2020 Upper Cook Inlet Alaska Board of Fisheries Meeting yielded several important victories for sportfishing Inlet Wide.

2020 Upper Cook Inlet Alaska Board of Fisheries Meeting yielded several important victories for sportfishing Inlet Wide.

The triannual Board of Fisheries meeting for upper Cook Inlet took place in early February in Anchorage and the seven member board, many selected by newly elected governor Mike Dunleavy, voted in favor of several proposals that shifted fish away from commercial fisheries and into the rivers.  As the economic value of the fish has evolved in the past several decades, sport fish and personal use are finally being recognized as collectively more valuable in South-Central Alaska than what they are worth dead in the gill nets.  Let’s hope these changes help to make meaningful change in the abundance of salmon returning to the river and in turn provide all us more opportunity with a rod and reel.  Moreover, and most importantly, this should result in more fish on the spawning beds and thus more fish for the future.

Here are some of the most notable changes that the Board took during this unprecedented meeting:

* Amend the Kenai River Late-Run Sockeye Salmon Management Plan to increase inriver goal ranges.
Translation: More sockeye and thus more kings in the river, less set net fishing time until goals are achieved.
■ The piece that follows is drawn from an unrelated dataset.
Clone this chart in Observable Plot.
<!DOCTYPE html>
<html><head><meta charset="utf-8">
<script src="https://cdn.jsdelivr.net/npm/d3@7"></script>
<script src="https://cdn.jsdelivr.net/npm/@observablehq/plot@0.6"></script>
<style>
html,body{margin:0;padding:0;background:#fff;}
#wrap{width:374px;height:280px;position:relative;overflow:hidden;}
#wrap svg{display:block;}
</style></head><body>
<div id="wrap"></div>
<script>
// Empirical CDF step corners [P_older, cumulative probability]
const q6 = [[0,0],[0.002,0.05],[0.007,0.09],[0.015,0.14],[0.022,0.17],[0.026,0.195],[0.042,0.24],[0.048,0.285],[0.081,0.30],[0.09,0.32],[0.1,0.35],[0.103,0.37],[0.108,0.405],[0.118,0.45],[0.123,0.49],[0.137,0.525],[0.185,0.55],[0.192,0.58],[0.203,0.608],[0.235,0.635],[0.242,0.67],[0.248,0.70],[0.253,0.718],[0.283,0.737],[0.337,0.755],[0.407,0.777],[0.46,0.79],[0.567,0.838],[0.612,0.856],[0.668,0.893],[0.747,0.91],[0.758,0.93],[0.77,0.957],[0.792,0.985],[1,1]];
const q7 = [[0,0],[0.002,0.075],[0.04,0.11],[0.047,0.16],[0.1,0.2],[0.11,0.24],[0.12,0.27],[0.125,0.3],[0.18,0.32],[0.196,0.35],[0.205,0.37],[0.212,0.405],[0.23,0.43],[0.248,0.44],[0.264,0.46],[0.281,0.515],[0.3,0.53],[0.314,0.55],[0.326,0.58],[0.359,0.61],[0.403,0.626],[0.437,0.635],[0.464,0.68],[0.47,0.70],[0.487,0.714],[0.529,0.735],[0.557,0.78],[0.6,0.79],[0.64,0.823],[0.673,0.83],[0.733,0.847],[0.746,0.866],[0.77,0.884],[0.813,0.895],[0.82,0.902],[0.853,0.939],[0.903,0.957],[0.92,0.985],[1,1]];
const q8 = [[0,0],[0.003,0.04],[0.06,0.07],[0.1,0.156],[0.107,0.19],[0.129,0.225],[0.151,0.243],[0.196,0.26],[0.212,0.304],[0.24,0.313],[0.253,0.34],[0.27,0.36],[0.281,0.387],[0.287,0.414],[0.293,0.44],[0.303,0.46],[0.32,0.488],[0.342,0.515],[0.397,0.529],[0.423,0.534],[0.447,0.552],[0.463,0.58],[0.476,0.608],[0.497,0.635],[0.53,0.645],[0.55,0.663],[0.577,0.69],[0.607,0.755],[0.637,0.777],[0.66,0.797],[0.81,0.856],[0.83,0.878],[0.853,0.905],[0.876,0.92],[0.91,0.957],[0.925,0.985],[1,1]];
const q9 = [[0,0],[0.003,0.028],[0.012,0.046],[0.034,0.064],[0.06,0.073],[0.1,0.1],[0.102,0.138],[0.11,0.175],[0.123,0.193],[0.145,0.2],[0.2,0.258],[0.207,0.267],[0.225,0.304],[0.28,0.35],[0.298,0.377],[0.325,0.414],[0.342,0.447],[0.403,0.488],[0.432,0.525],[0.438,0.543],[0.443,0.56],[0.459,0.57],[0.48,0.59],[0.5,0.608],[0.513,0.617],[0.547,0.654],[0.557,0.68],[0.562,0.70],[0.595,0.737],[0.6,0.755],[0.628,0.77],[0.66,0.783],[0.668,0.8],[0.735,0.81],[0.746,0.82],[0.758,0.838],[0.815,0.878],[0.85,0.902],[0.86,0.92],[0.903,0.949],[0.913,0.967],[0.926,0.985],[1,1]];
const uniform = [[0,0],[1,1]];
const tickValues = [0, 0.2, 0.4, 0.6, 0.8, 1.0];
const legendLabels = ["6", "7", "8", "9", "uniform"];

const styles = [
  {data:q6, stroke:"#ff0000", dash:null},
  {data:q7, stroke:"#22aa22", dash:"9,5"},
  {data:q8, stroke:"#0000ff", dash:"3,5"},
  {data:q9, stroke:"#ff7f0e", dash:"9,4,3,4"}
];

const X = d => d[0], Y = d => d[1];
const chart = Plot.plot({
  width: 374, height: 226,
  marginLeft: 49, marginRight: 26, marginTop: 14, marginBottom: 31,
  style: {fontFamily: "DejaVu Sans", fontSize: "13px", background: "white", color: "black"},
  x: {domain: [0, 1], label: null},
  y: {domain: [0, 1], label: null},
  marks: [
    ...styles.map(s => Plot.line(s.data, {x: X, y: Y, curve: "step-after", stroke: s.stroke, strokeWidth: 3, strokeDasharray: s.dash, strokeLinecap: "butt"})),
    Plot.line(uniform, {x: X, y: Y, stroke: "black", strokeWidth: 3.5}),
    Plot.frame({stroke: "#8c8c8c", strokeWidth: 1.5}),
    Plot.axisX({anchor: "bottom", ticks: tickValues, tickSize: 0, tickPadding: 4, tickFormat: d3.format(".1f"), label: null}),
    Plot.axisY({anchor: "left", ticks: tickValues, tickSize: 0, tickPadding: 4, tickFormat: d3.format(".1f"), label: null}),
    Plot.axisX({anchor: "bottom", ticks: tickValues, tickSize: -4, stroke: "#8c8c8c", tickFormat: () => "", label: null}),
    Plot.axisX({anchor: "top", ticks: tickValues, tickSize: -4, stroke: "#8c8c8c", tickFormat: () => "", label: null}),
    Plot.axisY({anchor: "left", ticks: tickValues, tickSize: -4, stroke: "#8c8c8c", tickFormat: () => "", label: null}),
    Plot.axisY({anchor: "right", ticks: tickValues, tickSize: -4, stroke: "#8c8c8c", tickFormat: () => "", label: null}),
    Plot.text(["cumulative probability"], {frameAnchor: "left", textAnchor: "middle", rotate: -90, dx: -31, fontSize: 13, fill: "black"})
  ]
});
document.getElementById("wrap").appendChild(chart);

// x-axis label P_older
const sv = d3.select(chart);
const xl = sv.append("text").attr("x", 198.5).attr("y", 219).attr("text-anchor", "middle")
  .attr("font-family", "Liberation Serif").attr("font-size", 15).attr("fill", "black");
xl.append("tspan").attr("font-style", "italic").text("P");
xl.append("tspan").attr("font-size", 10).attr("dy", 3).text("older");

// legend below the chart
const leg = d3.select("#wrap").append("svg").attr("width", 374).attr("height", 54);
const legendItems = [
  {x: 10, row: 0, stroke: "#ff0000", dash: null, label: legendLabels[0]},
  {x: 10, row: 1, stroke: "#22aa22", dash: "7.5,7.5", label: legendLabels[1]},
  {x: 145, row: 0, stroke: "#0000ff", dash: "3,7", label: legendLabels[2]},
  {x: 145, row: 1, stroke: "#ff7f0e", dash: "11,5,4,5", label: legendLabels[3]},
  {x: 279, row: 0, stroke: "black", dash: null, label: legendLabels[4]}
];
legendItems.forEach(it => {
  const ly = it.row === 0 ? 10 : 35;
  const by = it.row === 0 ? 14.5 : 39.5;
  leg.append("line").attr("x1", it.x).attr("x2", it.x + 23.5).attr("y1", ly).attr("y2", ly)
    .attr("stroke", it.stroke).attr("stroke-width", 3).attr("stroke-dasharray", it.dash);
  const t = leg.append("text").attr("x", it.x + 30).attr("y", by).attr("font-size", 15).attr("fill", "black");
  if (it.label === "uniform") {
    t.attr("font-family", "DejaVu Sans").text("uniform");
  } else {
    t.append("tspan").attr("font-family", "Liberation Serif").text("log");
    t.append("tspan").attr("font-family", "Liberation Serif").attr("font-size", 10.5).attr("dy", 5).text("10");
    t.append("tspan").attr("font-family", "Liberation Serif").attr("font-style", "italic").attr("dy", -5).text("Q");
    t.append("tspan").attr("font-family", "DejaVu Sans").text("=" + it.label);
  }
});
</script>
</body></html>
* Amend the Central District Drift Gillnet Fishery Management Plan with additional mandatory area restrictions to regular fishing periods.
Translation: Drift Gill net fleet is now restricted to the Kenai and Kasilof sections, no more Inlet wide openers. This will result in more fish making it to the Suisitna Valley fisheries and most importantly for us, no more commercial fishing at the mouth of Big River or the Kustatan = considerably more silvers returning to both of these systems.

* Amend the one percent rule in the Upper Subdistrict set gillnet fishery to apply starting July 31 instead of August 7.
Translation: This means beginning July 31, once a particular ratio of silvers salmon are counted vs. sockeye in the commercial east side set net fishery, the fishery will close.  This means the front end of our early run of Kenai Silver salmon will not be cut off by set nets before making it to the river resulting in more consistent silver fishing in August.

* Adopt an optimal escapement goal and amend the paired restrictions in the Kenai River Late-Run King Salmon Management

Translation:  This will result in more late run Kenai River king salmon making it to the spawning beds and in years of low abundance where the inriver fishery is restricted or closed, the commercial fisheries will see a dramatic decrease in time and even closures to help share in the burden of conservation.

* Allow transport of more than five persons per vessel used for guided sport fishing on the Kenai River in July.
Translation: This will allow us to once again transport five people in our guide boats for sockeye fishing.